ENTRIES:
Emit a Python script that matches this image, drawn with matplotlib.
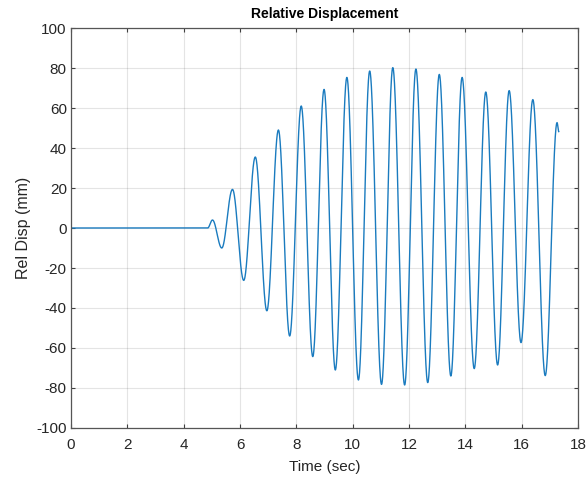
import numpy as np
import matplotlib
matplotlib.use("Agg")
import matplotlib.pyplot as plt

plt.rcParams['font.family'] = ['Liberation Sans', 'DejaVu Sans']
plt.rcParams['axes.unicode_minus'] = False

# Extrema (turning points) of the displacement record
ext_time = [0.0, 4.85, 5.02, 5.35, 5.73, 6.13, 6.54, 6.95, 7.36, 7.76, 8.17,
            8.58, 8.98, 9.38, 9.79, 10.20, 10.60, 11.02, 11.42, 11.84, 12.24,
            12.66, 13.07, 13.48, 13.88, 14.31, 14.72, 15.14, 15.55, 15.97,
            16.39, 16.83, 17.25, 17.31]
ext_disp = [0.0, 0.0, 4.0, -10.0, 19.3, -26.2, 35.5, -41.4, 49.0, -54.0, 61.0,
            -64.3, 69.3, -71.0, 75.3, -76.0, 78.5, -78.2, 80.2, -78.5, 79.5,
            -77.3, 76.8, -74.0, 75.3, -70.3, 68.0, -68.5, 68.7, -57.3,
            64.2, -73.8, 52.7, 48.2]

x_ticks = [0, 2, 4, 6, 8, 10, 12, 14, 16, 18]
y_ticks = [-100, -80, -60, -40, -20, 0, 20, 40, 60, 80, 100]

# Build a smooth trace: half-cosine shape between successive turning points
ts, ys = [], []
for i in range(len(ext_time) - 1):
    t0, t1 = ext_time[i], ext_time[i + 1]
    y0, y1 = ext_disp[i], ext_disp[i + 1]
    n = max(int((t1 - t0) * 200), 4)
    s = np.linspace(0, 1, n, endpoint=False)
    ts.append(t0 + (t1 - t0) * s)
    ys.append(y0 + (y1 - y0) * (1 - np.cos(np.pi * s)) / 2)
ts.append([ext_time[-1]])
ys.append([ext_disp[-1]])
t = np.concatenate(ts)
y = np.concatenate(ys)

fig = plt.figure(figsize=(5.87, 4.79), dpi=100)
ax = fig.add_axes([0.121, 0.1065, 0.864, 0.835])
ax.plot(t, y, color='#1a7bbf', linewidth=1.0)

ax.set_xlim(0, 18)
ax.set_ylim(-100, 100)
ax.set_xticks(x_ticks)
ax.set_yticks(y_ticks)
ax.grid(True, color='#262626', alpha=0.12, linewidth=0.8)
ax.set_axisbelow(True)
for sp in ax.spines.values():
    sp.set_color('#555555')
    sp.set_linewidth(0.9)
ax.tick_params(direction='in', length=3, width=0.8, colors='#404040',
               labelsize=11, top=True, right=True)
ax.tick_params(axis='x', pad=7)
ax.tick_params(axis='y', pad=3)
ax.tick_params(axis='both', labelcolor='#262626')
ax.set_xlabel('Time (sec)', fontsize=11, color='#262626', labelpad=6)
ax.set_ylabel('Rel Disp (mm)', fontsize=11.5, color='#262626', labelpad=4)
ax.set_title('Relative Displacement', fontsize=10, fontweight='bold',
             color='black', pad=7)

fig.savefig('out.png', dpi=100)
--
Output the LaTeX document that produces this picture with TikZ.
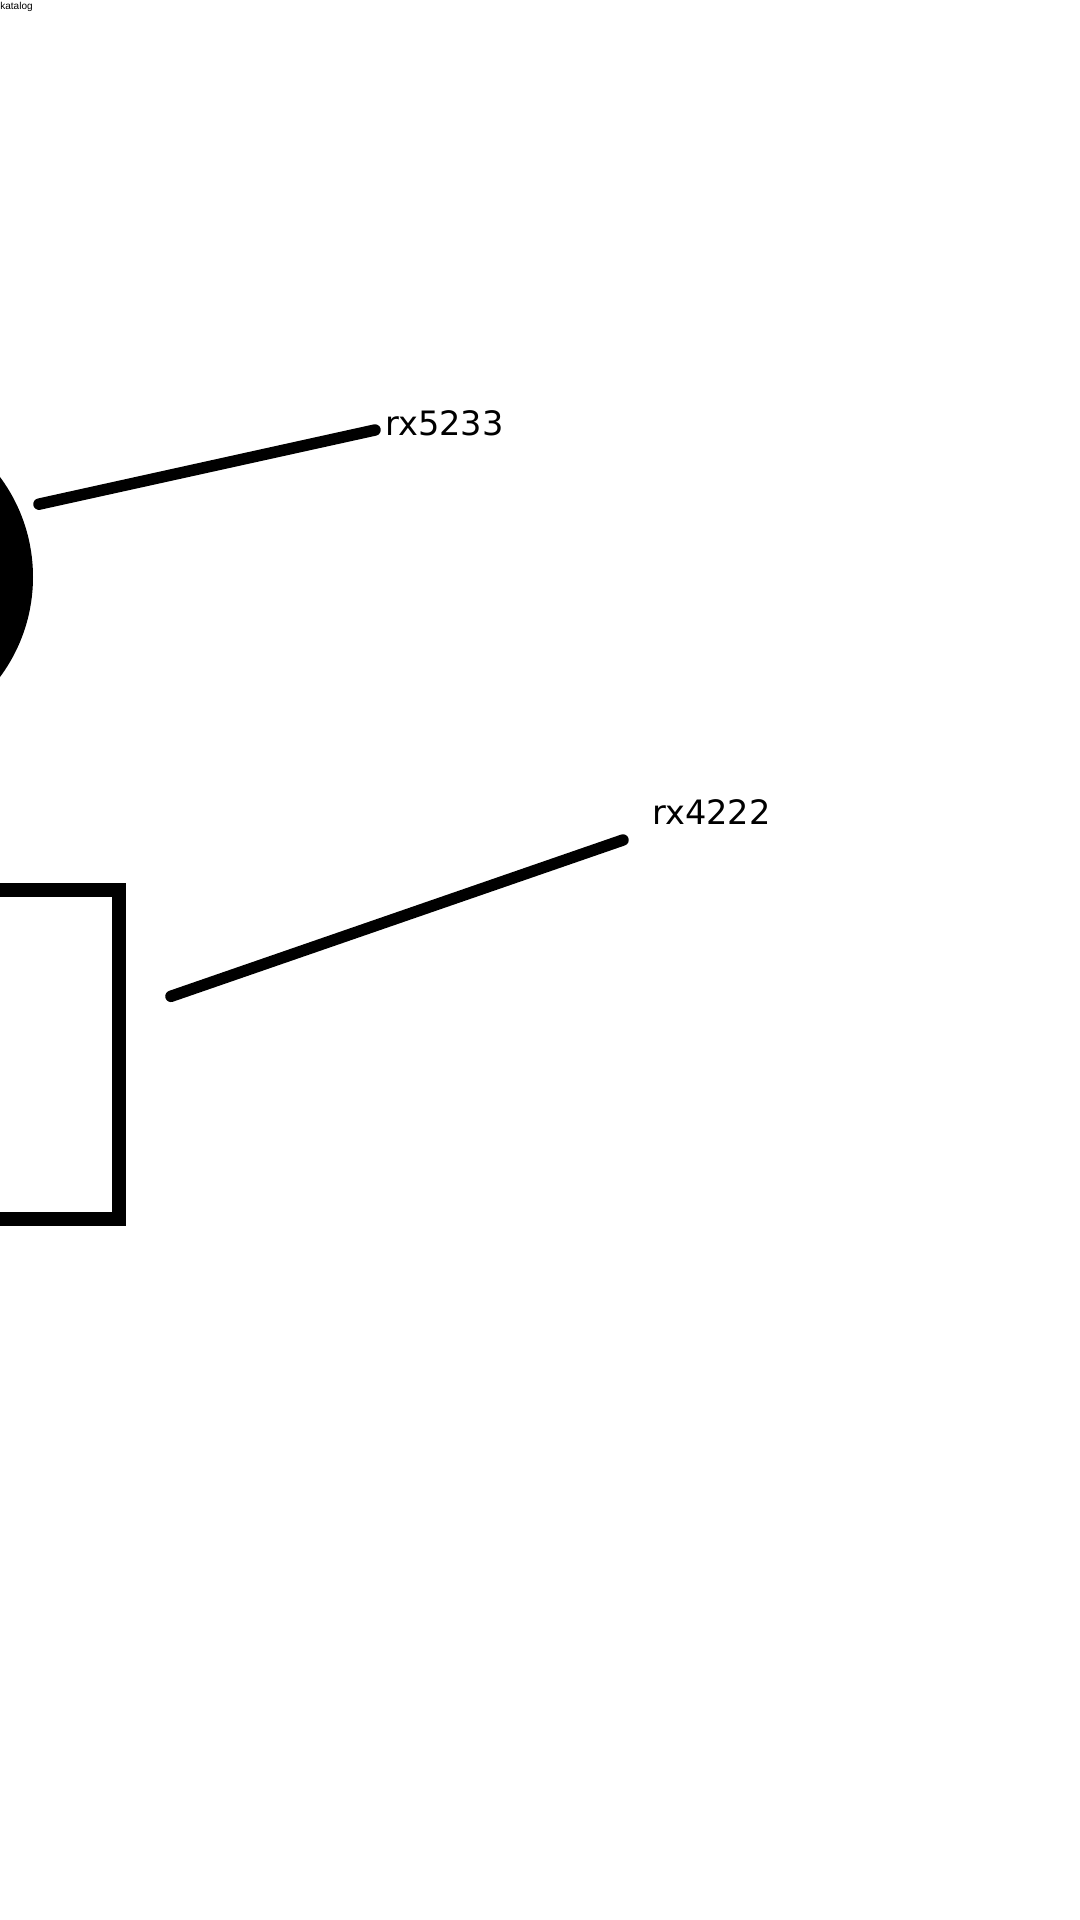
==
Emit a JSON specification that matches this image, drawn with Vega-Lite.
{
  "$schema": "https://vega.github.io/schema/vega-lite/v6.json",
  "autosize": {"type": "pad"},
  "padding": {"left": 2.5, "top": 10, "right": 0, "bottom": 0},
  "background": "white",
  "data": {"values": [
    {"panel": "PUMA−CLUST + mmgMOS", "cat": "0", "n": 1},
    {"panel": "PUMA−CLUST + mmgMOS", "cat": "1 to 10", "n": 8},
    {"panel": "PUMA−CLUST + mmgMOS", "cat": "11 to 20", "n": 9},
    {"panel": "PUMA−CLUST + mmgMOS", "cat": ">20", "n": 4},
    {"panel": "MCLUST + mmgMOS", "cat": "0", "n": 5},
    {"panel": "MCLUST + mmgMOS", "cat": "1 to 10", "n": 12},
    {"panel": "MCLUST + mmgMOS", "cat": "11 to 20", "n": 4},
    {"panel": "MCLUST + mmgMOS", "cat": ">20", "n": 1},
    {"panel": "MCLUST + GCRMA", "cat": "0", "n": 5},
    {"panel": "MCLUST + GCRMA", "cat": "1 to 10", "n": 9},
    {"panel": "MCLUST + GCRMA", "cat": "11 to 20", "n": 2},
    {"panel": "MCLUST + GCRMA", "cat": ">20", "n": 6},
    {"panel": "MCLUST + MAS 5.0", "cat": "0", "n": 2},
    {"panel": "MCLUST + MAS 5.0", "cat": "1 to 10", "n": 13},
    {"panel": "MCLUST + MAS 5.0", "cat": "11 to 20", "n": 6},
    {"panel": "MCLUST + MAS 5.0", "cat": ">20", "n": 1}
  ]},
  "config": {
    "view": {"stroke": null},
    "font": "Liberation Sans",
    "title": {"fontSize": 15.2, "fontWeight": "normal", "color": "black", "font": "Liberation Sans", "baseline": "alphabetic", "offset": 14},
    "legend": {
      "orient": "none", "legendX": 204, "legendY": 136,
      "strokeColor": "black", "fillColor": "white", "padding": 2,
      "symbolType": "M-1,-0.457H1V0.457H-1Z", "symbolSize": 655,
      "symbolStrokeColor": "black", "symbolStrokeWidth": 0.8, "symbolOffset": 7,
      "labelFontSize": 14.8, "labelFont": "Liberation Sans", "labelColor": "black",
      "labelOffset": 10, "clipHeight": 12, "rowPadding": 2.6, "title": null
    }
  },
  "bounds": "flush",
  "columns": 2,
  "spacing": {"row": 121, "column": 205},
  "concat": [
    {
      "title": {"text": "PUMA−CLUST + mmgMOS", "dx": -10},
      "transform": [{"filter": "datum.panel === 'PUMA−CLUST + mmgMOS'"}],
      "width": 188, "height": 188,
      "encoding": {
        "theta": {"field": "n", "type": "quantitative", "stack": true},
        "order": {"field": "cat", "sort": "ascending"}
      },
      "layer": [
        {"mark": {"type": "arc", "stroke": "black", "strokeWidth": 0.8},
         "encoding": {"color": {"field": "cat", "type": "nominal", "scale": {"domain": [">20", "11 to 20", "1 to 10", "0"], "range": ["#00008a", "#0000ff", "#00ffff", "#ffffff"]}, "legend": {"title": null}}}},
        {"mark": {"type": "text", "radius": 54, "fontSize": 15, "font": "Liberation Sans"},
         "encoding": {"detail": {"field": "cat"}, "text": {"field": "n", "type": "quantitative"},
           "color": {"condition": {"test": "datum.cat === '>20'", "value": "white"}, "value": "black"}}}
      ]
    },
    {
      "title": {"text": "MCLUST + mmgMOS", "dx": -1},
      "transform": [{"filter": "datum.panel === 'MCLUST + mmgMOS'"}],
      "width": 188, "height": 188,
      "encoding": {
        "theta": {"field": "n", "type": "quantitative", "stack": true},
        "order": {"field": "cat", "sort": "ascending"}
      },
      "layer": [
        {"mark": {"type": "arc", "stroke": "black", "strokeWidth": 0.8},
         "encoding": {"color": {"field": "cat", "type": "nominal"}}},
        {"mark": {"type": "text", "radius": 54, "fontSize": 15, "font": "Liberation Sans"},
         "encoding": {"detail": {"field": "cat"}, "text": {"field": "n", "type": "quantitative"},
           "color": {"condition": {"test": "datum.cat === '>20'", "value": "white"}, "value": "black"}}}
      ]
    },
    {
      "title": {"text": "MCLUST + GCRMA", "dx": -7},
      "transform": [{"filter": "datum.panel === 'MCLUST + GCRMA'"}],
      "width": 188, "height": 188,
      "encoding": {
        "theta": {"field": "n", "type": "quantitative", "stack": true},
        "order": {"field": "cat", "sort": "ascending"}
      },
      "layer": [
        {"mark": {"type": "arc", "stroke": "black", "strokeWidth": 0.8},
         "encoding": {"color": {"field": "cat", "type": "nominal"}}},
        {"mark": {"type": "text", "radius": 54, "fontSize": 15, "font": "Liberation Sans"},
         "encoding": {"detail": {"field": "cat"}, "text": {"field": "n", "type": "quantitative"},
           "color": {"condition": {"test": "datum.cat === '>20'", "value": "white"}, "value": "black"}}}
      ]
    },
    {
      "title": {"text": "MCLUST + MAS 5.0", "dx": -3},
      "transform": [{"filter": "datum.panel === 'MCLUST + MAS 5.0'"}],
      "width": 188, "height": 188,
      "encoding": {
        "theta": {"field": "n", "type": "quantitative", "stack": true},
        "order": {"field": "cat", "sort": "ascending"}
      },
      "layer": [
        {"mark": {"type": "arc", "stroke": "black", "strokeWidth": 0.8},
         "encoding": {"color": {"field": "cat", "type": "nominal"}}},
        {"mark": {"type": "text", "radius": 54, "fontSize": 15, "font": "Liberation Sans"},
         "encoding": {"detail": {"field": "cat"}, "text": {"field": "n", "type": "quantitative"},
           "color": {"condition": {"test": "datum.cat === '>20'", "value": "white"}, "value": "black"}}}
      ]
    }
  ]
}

DIRECTIONS: Which lines hold the word "this"? Return all of them from the records above.

PROBLEM SOLUTION:
Emit a Python script that matches this image, drawn with matplotlib.
Output the LaTeX document that produces this picture with TikZ.
Emit a JSON specification that matches this image, drawn with Vega-Lite.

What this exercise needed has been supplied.